# STATED TASK
Lines with "Rebuild this chart" and "86, 91, 96]" mark the range, both included. Reproduce exactly that stretch, without pictures.

# MATERIAL PROVIDED
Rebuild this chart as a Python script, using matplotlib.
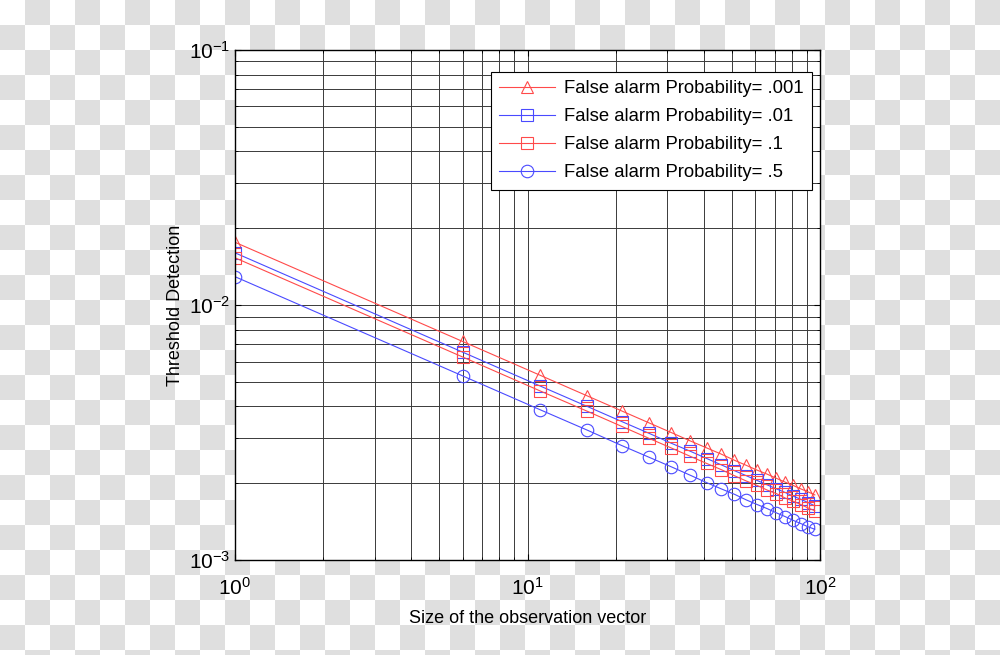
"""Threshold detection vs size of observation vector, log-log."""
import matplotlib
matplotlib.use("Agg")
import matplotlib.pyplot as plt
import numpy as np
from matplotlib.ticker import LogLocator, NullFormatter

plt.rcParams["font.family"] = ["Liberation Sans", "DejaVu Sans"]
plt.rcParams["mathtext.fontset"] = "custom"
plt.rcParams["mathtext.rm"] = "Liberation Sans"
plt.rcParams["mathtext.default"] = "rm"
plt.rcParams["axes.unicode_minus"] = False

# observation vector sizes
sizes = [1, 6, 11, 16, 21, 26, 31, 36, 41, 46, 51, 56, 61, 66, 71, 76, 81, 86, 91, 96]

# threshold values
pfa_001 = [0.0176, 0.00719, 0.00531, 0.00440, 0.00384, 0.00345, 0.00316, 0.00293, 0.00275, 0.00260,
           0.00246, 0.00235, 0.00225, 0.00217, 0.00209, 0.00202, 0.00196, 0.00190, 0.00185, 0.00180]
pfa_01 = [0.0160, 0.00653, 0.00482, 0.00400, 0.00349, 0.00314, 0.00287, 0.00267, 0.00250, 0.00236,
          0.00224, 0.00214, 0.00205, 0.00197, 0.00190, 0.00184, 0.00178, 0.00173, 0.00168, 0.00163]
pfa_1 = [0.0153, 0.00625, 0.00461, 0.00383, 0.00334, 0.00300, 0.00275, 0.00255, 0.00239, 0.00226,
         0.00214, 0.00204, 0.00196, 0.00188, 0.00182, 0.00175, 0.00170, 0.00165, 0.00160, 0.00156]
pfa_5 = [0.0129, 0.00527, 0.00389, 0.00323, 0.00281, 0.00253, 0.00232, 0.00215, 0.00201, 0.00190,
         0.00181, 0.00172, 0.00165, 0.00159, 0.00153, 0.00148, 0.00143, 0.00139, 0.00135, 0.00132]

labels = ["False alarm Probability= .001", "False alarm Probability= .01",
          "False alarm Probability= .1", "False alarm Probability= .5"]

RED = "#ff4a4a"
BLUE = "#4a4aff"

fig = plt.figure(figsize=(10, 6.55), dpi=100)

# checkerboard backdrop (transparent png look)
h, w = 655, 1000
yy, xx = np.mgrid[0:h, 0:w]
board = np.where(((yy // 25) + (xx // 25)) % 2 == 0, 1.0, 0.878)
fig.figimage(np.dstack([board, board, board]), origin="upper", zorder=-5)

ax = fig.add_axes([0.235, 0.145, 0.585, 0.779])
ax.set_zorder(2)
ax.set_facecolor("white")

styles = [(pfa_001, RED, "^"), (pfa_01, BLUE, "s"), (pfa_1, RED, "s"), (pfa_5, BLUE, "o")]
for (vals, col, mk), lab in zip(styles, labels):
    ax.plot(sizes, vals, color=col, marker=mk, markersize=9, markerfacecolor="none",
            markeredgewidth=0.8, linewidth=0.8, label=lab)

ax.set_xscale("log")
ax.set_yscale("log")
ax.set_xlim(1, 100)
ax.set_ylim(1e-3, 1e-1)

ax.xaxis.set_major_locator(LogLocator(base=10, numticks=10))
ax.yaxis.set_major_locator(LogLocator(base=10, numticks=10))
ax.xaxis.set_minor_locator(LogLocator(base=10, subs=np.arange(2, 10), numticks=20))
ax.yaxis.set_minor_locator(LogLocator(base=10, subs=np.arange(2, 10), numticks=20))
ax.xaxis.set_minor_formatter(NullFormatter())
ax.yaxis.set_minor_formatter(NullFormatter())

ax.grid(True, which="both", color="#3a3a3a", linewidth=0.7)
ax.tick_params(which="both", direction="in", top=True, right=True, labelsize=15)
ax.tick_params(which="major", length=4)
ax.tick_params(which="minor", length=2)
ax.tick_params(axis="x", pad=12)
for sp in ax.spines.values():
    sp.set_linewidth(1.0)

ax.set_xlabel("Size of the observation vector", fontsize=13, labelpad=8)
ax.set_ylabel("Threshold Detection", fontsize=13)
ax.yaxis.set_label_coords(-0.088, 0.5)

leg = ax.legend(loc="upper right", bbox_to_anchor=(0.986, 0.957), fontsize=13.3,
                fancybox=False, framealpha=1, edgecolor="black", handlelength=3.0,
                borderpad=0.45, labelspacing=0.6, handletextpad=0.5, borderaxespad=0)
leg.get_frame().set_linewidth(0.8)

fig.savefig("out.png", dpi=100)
...
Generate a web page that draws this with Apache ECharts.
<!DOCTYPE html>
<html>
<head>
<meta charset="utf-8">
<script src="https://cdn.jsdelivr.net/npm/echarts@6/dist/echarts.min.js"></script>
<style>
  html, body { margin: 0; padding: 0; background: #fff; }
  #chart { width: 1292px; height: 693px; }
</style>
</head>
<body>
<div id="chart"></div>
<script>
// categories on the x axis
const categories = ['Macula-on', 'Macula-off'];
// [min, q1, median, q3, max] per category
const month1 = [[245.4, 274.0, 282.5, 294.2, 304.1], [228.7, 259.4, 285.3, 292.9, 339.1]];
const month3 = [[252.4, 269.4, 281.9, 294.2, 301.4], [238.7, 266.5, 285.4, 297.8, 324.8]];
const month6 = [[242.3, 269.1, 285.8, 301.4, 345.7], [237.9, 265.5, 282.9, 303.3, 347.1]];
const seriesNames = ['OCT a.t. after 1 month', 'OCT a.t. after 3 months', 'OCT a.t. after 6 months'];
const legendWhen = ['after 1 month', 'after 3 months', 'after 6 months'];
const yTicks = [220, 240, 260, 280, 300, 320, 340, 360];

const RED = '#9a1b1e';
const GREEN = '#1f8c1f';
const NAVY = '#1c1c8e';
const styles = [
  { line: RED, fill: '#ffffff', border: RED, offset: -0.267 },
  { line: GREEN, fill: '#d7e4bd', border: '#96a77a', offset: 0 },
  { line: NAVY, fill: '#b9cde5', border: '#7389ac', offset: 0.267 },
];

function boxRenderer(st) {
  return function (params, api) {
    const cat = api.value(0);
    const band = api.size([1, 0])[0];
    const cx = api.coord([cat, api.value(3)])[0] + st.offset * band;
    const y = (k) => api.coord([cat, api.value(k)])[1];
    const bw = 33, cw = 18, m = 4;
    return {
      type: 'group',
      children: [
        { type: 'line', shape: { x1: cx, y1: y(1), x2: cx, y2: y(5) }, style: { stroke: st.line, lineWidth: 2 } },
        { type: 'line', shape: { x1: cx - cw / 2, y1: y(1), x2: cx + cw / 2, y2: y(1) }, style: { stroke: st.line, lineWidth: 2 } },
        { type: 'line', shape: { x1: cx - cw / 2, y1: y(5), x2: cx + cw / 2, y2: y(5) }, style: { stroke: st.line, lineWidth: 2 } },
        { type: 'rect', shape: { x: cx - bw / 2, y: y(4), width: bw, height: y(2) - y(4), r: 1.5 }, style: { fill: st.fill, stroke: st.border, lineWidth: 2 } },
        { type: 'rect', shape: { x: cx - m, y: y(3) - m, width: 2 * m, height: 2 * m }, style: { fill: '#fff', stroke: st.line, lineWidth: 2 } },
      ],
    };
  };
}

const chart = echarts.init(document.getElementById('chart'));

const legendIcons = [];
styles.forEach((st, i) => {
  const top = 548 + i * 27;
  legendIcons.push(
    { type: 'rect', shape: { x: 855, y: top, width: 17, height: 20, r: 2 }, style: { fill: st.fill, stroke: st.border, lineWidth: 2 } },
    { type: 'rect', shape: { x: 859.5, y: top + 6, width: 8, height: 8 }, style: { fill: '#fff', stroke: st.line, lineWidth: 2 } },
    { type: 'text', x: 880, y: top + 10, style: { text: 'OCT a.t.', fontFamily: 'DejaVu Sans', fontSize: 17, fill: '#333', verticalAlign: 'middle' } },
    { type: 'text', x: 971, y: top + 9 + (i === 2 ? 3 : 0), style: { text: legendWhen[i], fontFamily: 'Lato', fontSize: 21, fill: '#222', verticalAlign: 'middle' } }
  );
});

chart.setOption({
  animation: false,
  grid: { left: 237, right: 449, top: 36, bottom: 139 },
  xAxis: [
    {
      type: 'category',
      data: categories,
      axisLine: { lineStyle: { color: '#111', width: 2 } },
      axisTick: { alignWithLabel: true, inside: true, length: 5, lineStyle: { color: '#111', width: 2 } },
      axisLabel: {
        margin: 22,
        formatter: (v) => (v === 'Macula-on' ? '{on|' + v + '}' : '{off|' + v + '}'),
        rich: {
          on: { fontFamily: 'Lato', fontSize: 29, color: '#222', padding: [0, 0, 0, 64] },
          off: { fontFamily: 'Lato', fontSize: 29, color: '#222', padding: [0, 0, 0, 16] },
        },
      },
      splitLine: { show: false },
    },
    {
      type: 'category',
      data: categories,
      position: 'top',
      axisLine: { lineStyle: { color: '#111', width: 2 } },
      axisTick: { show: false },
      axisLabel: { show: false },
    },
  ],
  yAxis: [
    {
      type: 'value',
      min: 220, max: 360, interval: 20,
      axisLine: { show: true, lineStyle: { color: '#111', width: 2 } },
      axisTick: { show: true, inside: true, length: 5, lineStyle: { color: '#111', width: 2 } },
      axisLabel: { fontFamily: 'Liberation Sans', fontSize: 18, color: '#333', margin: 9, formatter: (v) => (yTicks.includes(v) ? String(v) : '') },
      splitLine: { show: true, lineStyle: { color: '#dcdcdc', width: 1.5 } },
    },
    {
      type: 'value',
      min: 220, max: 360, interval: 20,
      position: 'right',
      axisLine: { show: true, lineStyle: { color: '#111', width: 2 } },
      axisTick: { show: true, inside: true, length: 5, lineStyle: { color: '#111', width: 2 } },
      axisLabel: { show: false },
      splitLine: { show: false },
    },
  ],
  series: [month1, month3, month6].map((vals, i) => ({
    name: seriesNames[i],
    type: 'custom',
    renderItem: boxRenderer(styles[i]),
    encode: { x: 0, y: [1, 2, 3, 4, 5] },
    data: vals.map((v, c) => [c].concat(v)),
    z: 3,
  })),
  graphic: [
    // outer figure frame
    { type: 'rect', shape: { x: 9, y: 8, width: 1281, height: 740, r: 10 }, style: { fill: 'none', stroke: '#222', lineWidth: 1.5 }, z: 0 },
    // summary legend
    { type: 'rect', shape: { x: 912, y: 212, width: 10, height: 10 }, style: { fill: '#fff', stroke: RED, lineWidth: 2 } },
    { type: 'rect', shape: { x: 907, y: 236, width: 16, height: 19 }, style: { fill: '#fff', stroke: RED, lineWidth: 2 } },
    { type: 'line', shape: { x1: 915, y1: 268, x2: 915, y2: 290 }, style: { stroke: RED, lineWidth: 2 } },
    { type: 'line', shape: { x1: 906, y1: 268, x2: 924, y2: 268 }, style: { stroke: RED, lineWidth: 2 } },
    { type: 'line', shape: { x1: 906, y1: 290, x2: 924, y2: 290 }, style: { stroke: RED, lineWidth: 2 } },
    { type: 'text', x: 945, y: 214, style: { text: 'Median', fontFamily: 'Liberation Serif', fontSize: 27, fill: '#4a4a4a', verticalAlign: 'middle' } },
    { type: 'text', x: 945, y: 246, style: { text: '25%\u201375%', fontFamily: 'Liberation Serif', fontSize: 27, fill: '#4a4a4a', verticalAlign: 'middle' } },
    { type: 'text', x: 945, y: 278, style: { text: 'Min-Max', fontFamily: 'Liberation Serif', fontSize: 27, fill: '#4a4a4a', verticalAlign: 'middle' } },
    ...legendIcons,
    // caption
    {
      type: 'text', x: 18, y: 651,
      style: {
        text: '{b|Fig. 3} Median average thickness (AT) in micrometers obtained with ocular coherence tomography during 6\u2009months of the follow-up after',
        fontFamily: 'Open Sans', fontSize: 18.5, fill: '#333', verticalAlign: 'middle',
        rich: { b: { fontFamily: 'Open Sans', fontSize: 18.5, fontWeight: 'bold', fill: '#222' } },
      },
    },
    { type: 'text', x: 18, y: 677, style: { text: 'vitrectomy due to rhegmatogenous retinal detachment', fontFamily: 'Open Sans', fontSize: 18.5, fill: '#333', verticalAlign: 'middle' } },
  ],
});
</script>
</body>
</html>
...
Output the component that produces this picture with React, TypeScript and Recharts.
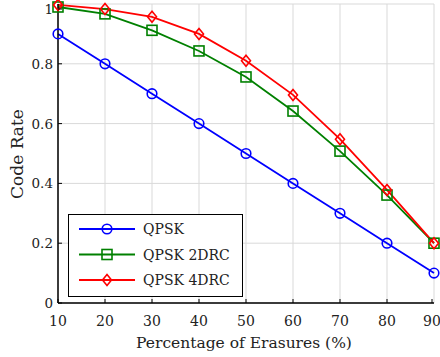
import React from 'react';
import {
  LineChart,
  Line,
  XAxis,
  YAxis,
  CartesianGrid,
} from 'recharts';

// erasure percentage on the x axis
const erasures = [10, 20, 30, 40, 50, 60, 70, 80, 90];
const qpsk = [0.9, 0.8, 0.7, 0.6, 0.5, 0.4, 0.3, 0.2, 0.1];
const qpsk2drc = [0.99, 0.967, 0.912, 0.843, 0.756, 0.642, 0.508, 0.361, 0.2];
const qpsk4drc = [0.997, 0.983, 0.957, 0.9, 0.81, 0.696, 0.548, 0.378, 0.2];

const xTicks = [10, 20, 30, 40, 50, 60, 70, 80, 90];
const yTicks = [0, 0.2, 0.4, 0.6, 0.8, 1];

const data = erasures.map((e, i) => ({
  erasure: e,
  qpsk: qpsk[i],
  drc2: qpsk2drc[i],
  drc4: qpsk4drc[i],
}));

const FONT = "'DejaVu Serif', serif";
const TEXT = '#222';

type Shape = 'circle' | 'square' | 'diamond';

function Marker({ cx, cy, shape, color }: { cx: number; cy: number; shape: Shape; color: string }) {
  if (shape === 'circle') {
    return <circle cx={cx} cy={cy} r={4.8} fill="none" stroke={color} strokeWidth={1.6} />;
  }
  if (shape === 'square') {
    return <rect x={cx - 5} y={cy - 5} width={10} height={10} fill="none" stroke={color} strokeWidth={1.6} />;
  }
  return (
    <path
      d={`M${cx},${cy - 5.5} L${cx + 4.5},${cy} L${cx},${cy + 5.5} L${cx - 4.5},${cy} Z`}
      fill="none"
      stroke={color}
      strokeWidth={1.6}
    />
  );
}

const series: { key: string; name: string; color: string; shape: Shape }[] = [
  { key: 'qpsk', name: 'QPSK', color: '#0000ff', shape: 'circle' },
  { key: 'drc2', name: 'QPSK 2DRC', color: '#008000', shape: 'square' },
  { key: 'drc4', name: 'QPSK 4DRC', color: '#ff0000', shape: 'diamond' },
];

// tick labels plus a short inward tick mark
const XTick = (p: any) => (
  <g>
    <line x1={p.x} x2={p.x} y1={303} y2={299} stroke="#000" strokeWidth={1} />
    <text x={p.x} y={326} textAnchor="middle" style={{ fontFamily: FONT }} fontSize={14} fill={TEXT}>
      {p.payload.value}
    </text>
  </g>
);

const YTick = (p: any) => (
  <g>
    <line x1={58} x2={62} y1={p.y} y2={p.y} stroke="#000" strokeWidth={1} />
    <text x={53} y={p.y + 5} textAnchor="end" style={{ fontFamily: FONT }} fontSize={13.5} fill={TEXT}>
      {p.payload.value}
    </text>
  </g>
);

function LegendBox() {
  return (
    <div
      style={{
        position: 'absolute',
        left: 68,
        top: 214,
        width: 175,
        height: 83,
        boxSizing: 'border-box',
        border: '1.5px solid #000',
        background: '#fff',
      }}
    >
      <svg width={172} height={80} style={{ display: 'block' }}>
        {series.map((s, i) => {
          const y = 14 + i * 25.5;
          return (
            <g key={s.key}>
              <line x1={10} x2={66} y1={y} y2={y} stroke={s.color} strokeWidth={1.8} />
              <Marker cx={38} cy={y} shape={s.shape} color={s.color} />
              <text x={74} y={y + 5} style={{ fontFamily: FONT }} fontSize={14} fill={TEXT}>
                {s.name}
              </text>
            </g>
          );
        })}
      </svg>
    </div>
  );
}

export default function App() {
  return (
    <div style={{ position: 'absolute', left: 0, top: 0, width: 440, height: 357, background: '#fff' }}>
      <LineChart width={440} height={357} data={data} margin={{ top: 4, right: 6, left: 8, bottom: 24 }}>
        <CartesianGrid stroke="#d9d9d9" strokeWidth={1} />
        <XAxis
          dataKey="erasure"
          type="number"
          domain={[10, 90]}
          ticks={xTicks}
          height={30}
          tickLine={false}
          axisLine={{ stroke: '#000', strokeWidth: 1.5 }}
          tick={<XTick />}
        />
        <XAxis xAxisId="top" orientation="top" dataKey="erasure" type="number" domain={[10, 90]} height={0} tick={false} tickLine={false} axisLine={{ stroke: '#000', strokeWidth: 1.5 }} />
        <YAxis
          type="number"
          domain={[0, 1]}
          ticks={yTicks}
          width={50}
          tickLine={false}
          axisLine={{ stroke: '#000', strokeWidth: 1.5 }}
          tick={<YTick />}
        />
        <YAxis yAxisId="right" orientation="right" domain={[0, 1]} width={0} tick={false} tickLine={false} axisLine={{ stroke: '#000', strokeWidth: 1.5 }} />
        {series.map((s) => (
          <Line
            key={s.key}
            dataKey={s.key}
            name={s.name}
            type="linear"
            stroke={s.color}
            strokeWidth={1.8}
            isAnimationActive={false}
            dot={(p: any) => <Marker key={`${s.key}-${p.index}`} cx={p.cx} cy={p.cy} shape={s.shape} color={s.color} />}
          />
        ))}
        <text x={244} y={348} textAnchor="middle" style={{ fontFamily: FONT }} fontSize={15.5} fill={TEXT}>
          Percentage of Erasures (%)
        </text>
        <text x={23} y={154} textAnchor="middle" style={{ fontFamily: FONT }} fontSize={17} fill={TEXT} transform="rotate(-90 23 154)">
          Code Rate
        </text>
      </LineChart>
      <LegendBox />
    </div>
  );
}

# COMPLETE ANSWER
Rebuild this chart as a Python script, using matplotlib.
"""Threshold detection vs size of observation vector, log-log."""
import matplotlib
matplotlib.use("Agg")
import matplotlib.pyplot as plt
import numpy as np
from matplotlib.ticker import LogLocator, NullFormatter

plt.rcParams["font.family"] = ["Liberation Sans", "DejaVu Sans"]
plt.rcParams["mathtext.fontset"] = "custom"
plt.rcParams["mathtext.rm"] = "Liberation Sans"
plt.rcParams["mathtext.default"] = "rm"
plt.rcParams["axes.unicode_minus"] = False

# observation vector sizes
sizes = [1, 6, 11, 16, 21, 26, 31, 36, 41, 46, 51, 56, 61, 66, 71, 76, 81, 86, 91, 96]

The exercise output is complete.